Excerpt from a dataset
▼▼▼

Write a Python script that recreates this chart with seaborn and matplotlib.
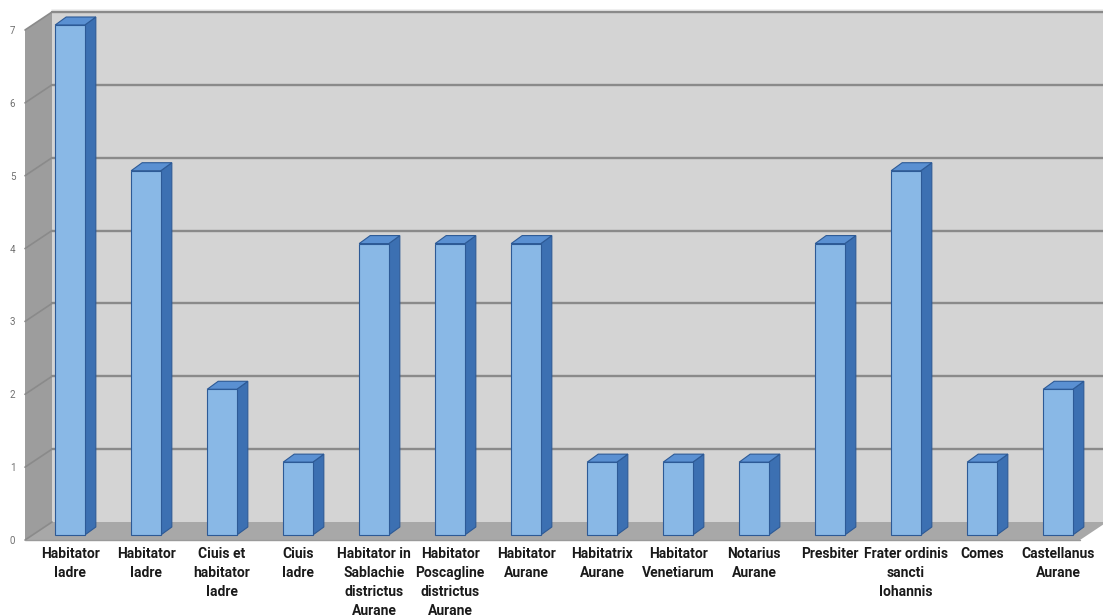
import numpy as np
import pandas as pd
import seaborn as sns
import matplotlib.pyplot as plt
from matplotlib.patches import Polygon

categories = [
    "Habitator\nIadre",
    "Habitator\nIadre",
    "Ciuis et\nhabitator\nIadre",
    "Ciuis\nIadre",
    "Habitator in\nSablachie\ndistrictus\nAurane",
    "Habitator\nPoscagline\ndistrictus\nAurane",
    "Habitator\nAurane",
    "Habitatrix\nAurane",
    "Habitator\nVenetiarum",
    "Notarius\nAurane",
    "Presbiter",
    "Frater ordinis\nsancti\nIohannis",
    "Comes",
    "Castellanus\nAurane",
]
counts = [7, 5, 2, 1, 4, 4, 4, 1, 1, 1, 4, 5, 1, 2]
y_ticks = [0, 1, 2, 3, 4, 5, 6, 7]

sns.set_theme(style="white")
plt.rcParams['font.family'] = ['Roboto', 'DejaVu Sans']

W, H = 1103, 616
fig = plt.figure(figsize=(W / 100, H / 100), dpi=100)
fig.patch.set_facecolor("white")
L, R, B, T = 25, 1080, 540, 30
ax = fig.add_axes([L / W, 1 - B / H, (R - L) / W, (B - T) / H])
ax.set_facecolor("none")

df = pd.DataFrame({"pos": list(range(len(counts))), "count": counts})
sns.barplot(data=df, x="pos", y="count", color="#89b8e6", saturation=1,
            width=0.39, edgecolor="#2d5a96", linewidth=0.8, ax=ax, zorder=3)
bars = list(ax.patches)

ux = 76.0
uy = (B - T) / 7.0
x0 = -(70 - L) / ux
ax.set_xlim(x0, x0 + (R - L) / ux)
ax.set_ylim(0, 7)
xl, xr = ax.get_xlim()

def d(px, py):
    return px / ux, py / uy

bx, by = d(27, 18)
ymax = y_ticks[-1]

# walls
ax.add_patch(Polygon([(xl, 0), (xl, ymax), (xl + bx, ymax + by), (xl + bx, by)],
                     closed=True, fc="#9d9d9d", ec="none", clip_on=False, zorder=0.1))
ax.add_patch(Polygon([(xl + bx, by), (xl + bx, ymax + by), (xr + bx + 1, ymax + by), (xr + bx + 1, by)],
                     closed=True, fc="#d4d4d4", ec="none", clip_on=False, zorder=0.1))
ax.add_patch(Polygon([(xl, 0), (xr, 0), (xr + bx, by), (xl + bx, by)],
                     closed=True, fc="#a8a8a8", ec="none", clip_on=False, zorder=0.2))
# light top border of back wall
ax.plot([xl + bx, xr + bx + 1], [ymax + by + 2 / uy, ymax + by + 2 / uy],
        color="#ececec", lw=1.2, clip_on=False, zorder=0.3)

# gridlines
for v in y_ticks:
    if v > 0:
        ax.plot([xl + bx, xr + bx + 1], [v + by, v + by], color="#8a8a8a", lw=1.7,
                clip_on=False, zorder=0.5)
    ax.plot([xl, xl + bx], [v, v + by], color="#8a8a8a", lw=1.2, clip_on=False, zorder=0.5)
ax.plot([xl, xr], [0, 0], color="#9a9a9a", lw=1.0, clip_on=False, zorder=0.5)

# 3D bar faces
sy = 5 / uy
dx, dy = d(11, 8)
for p in bars:
    p.set_y(p.get_y() + sy)
    p.set_clip_on(False)
    px0 = p.get_x()
    px1 = px0 + p.get_width()
    yb = p.get_y()
    yt = yb + p.get_height()
    ax.add_patch(Polygon([(px1, yb), (px1, yt), (px1 + dx, yt + dy), (px1 + dx, yb + dy)],
                         closed=True, fc="#3c70b2", ec="#2d5a96", lw=0.8, clip_on=False, zorder=2.9))
    ax.add_patch(Polygon([(px0, yt), (px1, yt), (px1 + dx, yt + dy), (px0 + dx, yt + dy)],
                         closed=True, fc="#5a90d2", ec="#2d5a96", lw=0.8, clip_on=False, zorder=2.9))

for s in ax.spines.values():
    s.set_visible(False)
ax.set_xlabel("")
ax.set_ylabel("")
ax.set_yticks(y_ticks)
ax.set_yticklabels([str(t) for t in y_ticks], color="#707070", fontsize=7)
ax.set_xticks(range(len(categories)))
ax.set_xticklabels(categories, fontsize=10, fontweight="bold", color="#1a1a1a", linespacing=1.45)
ax.tick_params(axis="y", length=0, pad=7)
ax.tick_params(axis="x", length=0, pad=5)
ax.grid(False)

fig.savefig("out.png", dpi=100, facecolor="white")
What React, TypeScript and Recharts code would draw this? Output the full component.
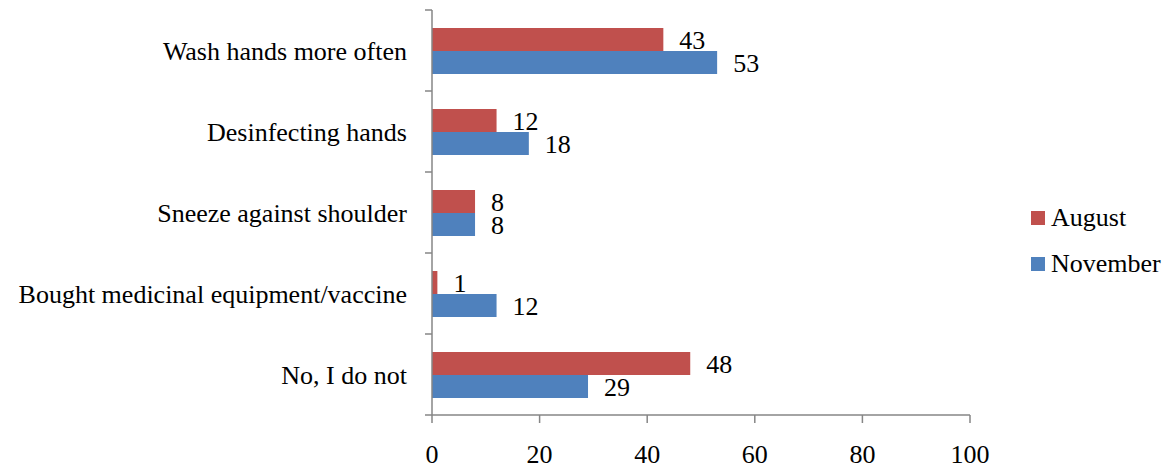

▲▲▲

EXERCISE DIRECTIONS
Repeat the full listing above exactly, with no pictures in the copy.

FINISHED ANSWER
Write a Python script that recreates this chart with seaborn and matplotlib.
import numpy as np
import pandas as pd
import seaborn as sns
import matplotlib.pyplot as plt
from matplotlib.patches import Polygon

categories = [
    "Habitator\nIadre",
    "Habitator\nIadre",
    "Ciuis et\nhabitator\nIadre",
    "Ciuis\nIadre",
    "Habitator in\nSablachie\ndistrictus\nAurane",
    "Habitator\nPoscagline\ndistrictus\nAurane",
    "Habitator\nAurane",
    "Habitatrix\nAurane",
    "Habitator\nVenetiarum",
    "Notarius\nAurane",
    "Presbiter",
    "Frater ordinis\nsancti\nIohannis",
    "Comes",
    "Castellanus\nAurane",
]
counts = [7, 5, 2, 1, 4, 4, 4, 1, 1, 1, 4, 5, 1, 2]
y_ticks = [0, 1, 2, 3, 4, 5, 6, 7]

sns.set_theme(style="white")
plt.rcParams['font.family'] = ['Roboto', 'DejaVu Sans']

W, H = 1103, 616
fig = plt.figure(figsize=(W / 100, H / 100), dpi=100)
fig.patch.set_facecolor("white")
L, R, B, T = 25, 1080, 540, 30
ax = fig.add_axes([L / W, 1 - B / H, (R - L) / W, (B - T) / H])
ax.set_facecolor("none")

df = pd.DataFrame({"pos": list(range(len(counts))), "count": counts})
sns.barplot(data=df, x="pos", y="count", color="#89b8e6", saturation=1,
            width=0.39, edgecolor="#2d5a96", linewidth=0.8, ax=ax, zorder=3)
bars = list(ax.patches)

ux = 76.0
uy = (B - T) / 7.0
x0 = -(70 - L) / ux
ax.set_xlim(x0, x0 + (R - L) / ux)
ax.set_ylim(0, 7)
xl, xr = ax.get_xlim()

def d(px, py):
    return px / ux, py / uy

bx, by = d(27, 18)
ymax = y_ticks[-1]

# walls
ax.add_patch(Polygon([(xl, 0), (xl, ymax), (xl + bx, ymax + by), (xl + bx, by)],
                     closed=True, fc="#9d9d9d", ec="none", clip_on=False, zorder=0.1))
ax.add_patch(Polygon([(xl + bx, by), (xl + bx, ymax + by), (xr + bx + 1, ymax + by), (xr + bx + 1, by)],
                     closed=True, fc="#d4d4d4", ec="none", clip_on=False, zorder=0.1))
ax.add_patch(Polygon([(xl, 0), (xr, 0), (xr + bx, by), (xl + bx, by)],
                     closed=True, fc="#a8a8a8", ec="none", clip_on=False, zorder=0.2))
# light top border of back wall
ax.plot([xl + bx, xr + bx + 1], [ymax + by + 2 / uy, ymax + by + 2 / uy],
        color="#ececec", lw=1.2, clip_on=False, zorder=0.3)

# gridlines
for v in y_ticks:
    if v > 0:
        ax.plot([xl + bx, xr + bx + 1], [v + by, v + by], color="#8a8a8a", lw=1.7,
                clip_on=False, zorder=0.5)
    ax.plot([xl, xl + bx], [v, v + by], color="#8a8a8a", lw=1.2, clip_on=False, zorder=0.5)
ax.plot([xl, xr], [0, 0], color="#9a9a9a", lw=1.0, clip_on=False, zorder=0.5)

# 3D bar faces
sy = 5 / uy
dx, dy = d(11, 8)
for p in bars:
    p.set_y(p.get_y() + sy)
    p.set_clip_on(False)
    px0 = p.get_x()
    px1 = px0 + p.get_width()
    yb = p.get_y()
    yt = yb + p.get_height()
    ax.add_patch(Polygon([(px1, yb), (px1, yt), (px1 + dx, yt + dy), (px1 + dx, yb + dy)],
                         closed=True, fc="#3c70b2", ec="#2d5a96", lw=0.8, clip_on=False, zorder=2.9))
    ax.add_patch(Polygon([(px0, yt), (px1, yt), (px1 + dx, yt + dy), (px0 + dx, yt + dy)],
                         closed=True, fc="#5a90d2", ec="#2d5a96", lw=0.8, clip_on=False, zorder=2.9))

for s in ax.spines.values():
    s.set_visible(False)
ax.set_xlabel("")
ax.set_ylabel("")
ax.set_yticks(y_ticks)
ax.set_yticklabels([str(t) for t in y_ticks], color="#707070", fontsize=7)
ax.set_xticks(range(len(categories)))
ax.set_xticklabels(categories, fontsize=10, fontweight="bold", color="#1a1a1a", linespacing=1.45)
ax.tick_params(axis="y", length=0, pad=7)
ax.tick_params(axis="x", length=0, pad=5)
ax.grid(False)

fig.savefig("out.png", dpi=100, facecolor="white")
What React, TypeScript and Recharts code would draw this? Output the full component.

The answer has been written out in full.